Feeding America has been on TV a lot in the last few months, because coupled with unemployment, uncertainty and the side effects of remote learning, a lot of families are having to choose between food and other bills. Of all the world's challenges, I still have a hard time believing that anyone can go hungry. This particular org has an incredible network and appears to be rated highly for transparency. The cool thing about their web site is that you can find local food banks and donate to them directly or get volunteering information. This might yield even better results, because in my case, the local charity is getting matching gifts from a car dealer, so it's like donating double!
Coats For Kids (Cleveland) has been around forever, and the local radio and TV stations were always a part of their fundraising drives. It came to mind today as the North Coast is facing its first big snow storm of the year. It's an example of the very local kind of group where you can see direct impact. I saw it in action first hand when I went to Cleveland schools, when certain classmates received new coats.
Give Kids The World Village is closed, since putting the families of children with life-threatening illness together in a pandemic is obviously not workable. They had to let go of most of their staff as well. Eventually, the village will have to rehire its entire staff, work to engage and schedule volunteers and get back to something resembling a routine. I realize that this isn't an urgent need, but I do think it's an important cause, as it always has been to the amusement industry. They have served families from every state, and probably in your community.
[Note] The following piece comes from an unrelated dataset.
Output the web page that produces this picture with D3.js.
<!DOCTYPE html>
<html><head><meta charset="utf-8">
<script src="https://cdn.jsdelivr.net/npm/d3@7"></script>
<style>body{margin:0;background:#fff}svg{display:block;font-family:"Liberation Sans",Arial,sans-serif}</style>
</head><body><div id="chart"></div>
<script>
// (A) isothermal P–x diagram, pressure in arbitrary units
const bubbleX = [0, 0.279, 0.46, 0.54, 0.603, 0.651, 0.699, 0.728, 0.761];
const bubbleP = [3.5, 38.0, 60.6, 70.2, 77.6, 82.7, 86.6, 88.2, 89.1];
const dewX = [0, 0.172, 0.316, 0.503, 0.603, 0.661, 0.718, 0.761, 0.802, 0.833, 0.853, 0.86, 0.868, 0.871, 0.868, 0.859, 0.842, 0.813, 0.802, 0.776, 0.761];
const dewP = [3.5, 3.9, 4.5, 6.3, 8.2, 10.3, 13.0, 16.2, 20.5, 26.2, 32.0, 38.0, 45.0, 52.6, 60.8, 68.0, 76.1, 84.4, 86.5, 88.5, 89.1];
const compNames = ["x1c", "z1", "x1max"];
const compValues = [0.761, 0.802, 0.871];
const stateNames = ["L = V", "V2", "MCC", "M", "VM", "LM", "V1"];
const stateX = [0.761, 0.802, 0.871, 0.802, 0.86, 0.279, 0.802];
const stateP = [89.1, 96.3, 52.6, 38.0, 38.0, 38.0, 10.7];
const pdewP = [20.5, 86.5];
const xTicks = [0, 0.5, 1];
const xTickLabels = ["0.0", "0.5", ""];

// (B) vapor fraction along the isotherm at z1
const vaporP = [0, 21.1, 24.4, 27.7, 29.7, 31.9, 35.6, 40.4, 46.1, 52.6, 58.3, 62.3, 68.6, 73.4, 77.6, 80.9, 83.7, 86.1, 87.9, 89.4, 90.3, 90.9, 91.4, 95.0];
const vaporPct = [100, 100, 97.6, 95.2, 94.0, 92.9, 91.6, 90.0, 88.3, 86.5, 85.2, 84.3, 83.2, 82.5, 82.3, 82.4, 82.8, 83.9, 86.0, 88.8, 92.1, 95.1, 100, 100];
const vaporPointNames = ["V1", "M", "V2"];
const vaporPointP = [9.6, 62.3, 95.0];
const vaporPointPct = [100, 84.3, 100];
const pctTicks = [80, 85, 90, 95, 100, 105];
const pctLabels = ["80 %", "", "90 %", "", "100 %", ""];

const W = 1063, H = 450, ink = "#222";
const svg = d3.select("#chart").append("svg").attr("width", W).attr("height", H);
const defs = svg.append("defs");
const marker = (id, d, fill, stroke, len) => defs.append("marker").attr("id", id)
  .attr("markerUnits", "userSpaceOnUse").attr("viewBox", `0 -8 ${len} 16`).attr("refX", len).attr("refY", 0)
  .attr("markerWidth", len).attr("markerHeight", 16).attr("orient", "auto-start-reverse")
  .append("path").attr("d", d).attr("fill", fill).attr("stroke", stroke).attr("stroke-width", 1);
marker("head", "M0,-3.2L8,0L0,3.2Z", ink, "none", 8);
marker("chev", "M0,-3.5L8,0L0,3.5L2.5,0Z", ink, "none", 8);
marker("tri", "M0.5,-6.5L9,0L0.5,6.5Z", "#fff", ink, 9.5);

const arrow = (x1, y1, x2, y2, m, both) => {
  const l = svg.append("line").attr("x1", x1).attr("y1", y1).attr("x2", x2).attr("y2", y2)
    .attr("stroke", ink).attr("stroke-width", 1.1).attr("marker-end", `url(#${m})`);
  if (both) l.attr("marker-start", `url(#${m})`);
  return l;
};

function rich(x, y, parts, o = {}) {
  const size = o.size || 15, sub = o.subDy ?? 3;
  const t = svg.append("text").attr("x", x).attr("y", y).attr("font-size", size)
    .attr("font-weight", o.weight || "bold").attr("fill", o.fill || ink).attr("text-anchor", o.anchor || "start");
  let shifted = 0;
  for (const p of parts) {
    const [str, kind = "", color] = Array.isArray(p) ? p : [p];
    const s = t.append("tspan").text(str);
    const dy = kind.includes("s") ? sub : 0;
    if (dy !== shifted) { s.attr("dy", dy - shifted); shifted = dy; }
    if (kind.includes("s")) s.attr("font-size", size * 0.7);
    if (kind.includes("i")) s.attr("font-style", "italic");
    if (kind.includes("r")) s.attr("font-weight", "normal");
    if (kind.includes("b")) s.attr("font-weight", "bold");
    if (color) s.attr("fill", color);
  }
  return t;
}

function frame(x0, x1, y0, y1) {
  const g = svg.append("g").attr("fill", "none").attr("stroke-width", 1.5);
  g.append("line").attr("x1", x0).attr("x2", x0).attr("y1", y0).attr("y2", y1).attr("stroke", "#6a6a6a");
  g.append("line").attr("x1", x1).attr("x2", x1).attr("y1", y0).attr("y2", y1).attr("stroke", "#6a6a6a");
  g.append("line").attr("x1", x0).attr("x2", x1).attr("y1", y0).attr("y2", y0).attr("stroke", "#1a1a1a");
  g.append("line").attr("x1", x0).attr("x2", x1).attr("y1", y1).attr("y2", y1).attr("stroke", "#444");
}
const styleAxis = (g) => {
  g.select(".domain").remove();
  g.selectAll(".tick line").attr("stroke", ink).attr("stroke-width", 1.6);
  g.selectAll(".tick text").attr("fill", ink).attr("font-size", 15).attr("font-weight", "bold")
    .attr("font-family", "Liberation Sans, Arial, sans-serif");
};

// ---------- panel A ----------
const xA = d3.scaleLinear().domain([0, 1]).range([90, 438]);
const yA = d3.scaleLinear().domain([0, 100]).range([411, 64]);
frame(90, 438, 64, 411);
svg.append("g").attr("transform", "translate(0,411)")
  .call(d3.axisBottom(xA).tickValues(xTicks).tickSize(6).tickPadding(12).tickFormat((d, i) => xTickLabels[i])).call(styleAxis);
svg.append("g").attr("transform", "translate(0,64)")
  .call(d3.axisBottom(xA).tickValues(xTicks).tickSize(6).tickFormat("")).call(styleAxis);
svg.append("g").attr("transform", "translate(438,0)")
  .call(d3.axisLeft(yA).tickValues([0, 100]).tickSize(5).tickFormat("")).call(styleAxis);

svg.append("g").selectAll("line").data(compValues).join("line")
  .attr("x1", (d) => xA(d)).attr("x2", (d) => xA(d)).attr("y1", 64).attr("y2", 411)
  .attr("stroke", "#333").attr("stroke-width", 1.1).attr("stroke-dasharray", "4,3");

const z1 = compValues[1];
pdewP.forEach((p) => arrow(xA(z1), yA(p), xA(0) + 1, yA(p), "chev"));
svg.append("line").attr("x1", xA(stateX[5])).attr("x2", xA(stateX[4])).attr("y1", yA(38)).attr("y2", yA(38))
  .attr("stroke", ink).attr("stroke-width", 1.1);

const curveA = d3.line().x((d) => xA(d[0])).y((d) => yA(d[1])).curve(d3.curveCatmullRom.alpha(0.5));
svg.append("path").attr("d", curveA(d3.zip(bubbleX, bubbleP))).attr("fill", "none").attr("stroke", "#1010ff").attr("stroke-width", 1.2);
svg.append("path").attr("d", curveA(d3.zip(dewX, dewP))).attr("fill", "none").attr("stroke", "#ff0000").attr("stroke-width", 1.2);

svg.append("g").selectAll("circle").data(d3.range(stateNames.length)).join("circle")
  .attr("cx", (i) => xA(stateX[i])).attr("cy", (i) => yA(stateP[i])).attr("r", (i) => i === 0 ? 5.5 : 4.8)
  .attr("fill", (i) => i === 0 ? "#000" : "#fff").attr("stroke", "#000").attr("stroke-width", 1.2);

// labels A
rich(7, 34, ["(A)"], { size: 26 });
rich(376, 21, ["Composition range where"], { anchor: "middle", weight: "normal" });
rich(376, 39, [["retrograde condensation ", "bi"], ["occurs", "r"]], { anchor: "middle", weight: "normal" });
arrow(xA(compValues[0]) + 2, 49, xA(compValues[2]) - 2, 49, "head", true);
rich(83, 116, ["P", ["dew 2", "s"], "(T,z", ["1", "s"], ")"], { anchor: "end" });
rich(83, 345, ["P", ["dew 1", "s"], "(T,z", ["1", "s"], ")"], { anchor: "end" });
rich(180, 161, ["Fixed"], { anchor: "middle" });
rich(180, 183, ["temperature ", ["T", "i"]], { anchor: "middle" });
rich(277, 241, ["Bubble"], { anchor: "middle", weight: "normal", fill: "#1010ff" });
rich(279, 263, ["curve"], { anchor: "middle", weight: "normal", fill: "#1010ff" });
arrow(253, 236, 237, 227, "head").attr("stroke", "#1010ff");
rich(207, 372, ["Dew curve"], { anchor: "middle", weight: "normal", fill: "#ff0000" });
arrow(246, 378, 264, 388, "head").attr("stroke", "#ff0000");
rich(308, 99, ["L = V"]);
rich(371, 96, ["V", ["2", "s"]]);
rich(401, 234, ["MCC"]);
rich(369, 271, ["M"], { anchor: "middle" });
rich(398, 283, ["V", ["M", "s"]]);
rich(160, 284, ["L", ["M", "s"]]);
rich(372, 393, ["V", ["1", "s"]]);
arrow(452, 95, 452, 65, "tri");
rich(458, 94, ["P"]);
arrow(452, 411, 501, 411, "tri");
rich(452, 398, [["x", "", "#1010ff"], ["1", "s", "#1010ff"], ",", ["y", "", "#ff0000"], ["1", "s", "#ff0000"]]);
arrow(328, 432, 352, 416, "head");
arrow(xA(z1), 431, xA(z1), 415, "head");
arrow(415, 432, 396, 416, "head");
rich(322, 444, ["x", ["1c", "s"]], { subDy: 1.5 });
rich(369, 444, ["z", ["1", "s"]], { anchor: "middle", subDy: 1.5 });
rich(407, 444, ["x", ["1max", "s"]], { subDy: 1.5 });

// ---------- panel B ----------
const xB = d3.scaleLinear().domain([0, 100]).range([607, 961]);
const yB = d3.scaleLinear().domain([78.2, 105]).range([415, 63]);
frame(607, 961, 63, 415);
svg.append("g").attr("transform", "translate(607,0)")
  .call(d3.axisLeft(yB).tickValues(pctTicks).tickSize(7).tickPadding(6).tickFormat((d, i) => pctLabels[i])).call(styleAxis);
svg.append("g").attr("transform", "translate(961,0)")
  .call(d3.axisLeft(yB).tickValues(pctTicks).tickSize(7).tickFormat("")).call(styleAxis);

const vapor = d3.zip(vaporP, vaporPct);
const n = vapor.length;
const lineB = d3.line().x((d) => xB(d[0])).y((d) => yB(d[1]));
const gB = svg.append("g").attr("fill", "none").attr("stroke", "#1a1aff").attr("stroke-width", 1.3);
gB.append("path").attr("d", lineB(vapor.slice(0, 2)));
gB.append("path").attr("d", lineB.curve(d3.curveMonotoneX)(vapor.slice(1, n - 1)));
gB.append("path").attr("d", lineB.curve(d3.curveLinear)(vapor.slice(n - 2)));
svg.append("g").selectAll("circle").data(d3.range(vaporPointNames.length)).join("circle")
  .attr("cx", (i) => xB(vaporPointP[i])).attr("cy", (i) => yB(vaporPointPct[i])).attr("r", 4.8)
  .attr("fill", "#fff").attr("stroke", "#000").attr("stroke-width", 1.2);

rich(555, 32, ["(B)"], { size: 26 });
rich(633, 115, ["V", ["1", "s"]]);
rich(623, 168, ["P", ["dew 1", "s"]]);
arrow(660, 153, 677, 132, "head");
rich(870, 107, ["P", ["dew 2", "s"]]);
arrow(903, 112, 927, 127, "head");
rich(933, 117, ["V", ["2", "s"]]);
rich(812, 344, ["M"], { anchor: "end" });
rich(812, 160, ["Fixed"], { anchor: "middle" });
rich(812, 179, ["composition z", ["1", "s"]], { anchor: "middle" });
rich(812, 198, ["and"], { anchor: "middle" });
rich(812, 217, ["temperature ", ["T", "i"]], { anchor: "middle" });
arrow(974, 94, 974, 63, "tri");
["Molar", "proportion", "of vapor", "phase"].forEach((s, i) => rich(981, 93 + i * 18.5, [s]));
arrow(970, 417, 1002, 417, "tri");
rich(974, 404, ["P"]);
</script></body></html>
I think it's worth giving to the ACLU this year, because we've seen the unfortunate weaponization of our very form of government to make sure that we are not, in fact, all equal under the law. We have an outgoing president who has pissed on the foundations of free speech and tried to use the courts as a means to enforce executive action that contradicts the law. This kind of thing goes unchecked if an organization like the ACLU isn't there to challenge it in the courts. Related, it's still a good idea to donate to organizations like vote.org and others that battle voter suppression, which will not stop just because another presidential election is behind us.
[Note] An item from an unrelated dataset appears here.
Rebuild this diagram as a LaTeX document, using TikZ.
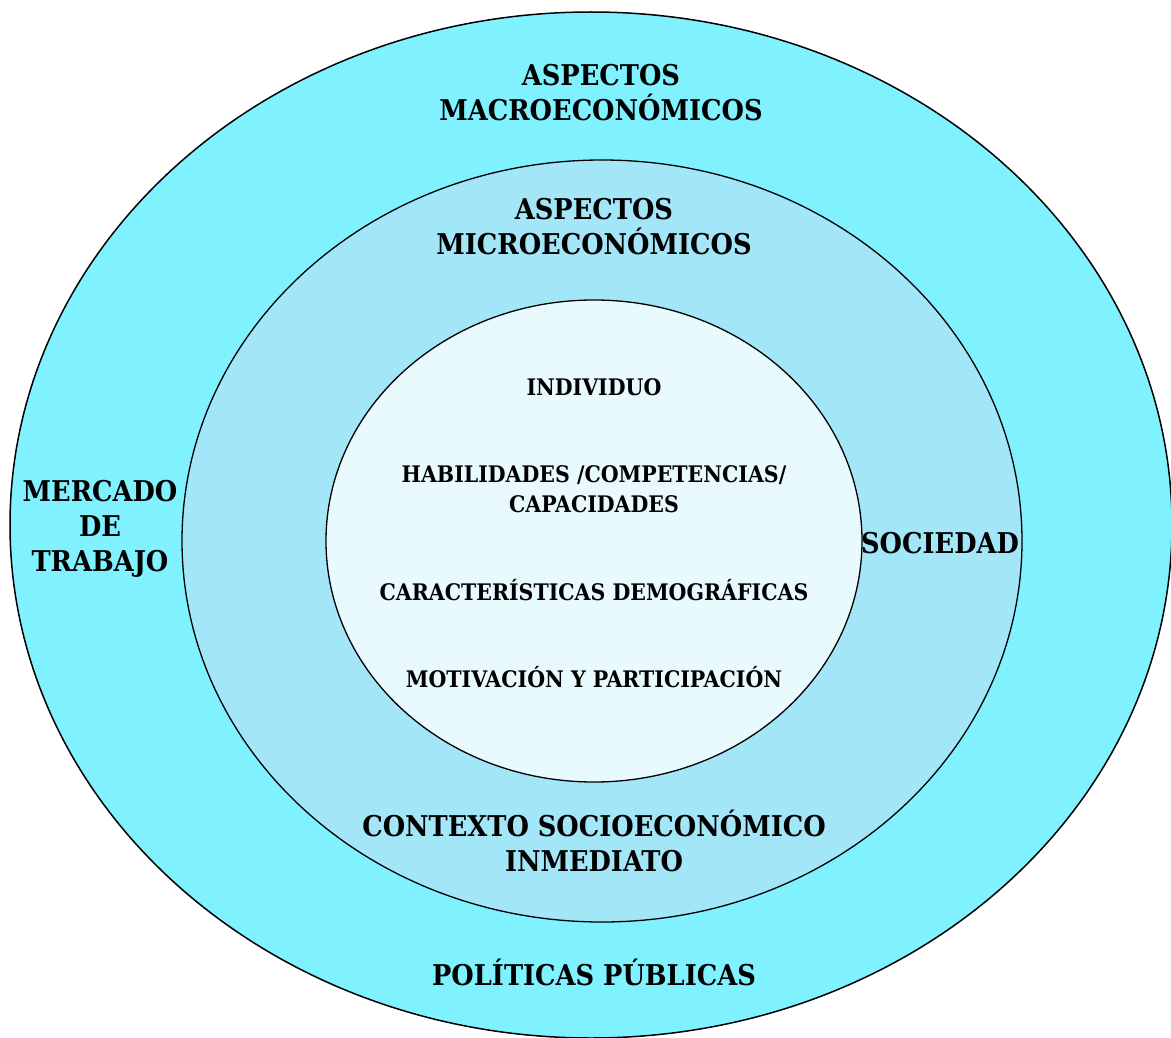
\documentclass[tikz,border=0pt]{standalone}
\usepackage{fontspec}
\setmainfont{DejaVu Serif Condensed}
\definecolor{outercyan}{HTML}{80F2FF}
\definecolor{midcyan}{HTML}{A3E6F8}
\definecolor{innercyan}{HTML}{E8FAFE}
\tikzset{
  biglabel/.style={align=center, font=\fontsize{28.6}{35}\selectfont\bfseries},
  smalllabel/.style={align=center, font=\fontsize{22.8}{30}\selectfont\bfseries}
}
\begin{document}
\begin{tikzpicture}[x=1pt, y=-1pt]

% Page (white background)
\fill[white] (0,0) rectangle (1171,1038);
\useasboundingbox (0,0) rectangle (1171,1038);

% Outer ring
\filldraw[fill=outercyan, draw=black, line width=1.5pt] (591,525) ellipse (581 and 513);

% Middle ring
\filldraw[fill=midcyan, draw=black, line width=1.3pt] (602,541) ellipse (420 and 381);

% Inner core
\filldraw[fill=innercyan, draw=black, line width=1.3pt] (594,541) ellipse (268 and 241);

% Outer ring labels
\node[biglabel] (macro) at (601,93) {ASPECTOS\\MACROECONÓMICOS};
\node[biglabel] (mercado) at (100,529) {MERCADO\\DE\\TRABAJO};
\node[biglabel] (politicas) at (594,972) {POLÍTICAS PÚBLICAS};

% Middle ring labels
\node[biglabel] (micro) at (594,227) {ASPECTOS\\MICROECONÓMICOS};
\node[biglabel] (sociedad) at (940,543) {SOCIEDAD};
\node[biglabel] (contexto) at (594,841) {CONTEXTO SOCIOECONÓMICO\\INMEDIATO};

% Inner core labels
\node[smalllabel] (individuo) at (594,387) {INDIVIDUO};
\node[smalllabel] (habilidades) at (594,489) {HABILIDADES /COMPETENCIAS/\\CAPACIDADES};
\node[smalllabel] (demograf) at (594,590) {CARACTERÍSTICAS DEMOGRÁFICAS};
\node[smalllabel] (motivacion) at (594,677) {MOTIVACIÓN Y PARTICIPACIÓN};

\end{tikzpicture}
\end{document}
And finally, I've given to the Actor's Fund this year because extended members or our social circles currently have no industry to work for. This includes performers and technicians here in our area. It's not just limited to Broadway, because the tours are idle and regional facilities aren't operating either. The arts are too important to ignore the people who normally bring us the joy of live performance, from on and off stage.
These are just suggestions, of course. I think the main point is that a lot of people need help in many different ways, and if you can help, I hope you will. If you can't help financially, maybe there are ways that you can lend your talents to help in another way, as safely as possible in the pandemic.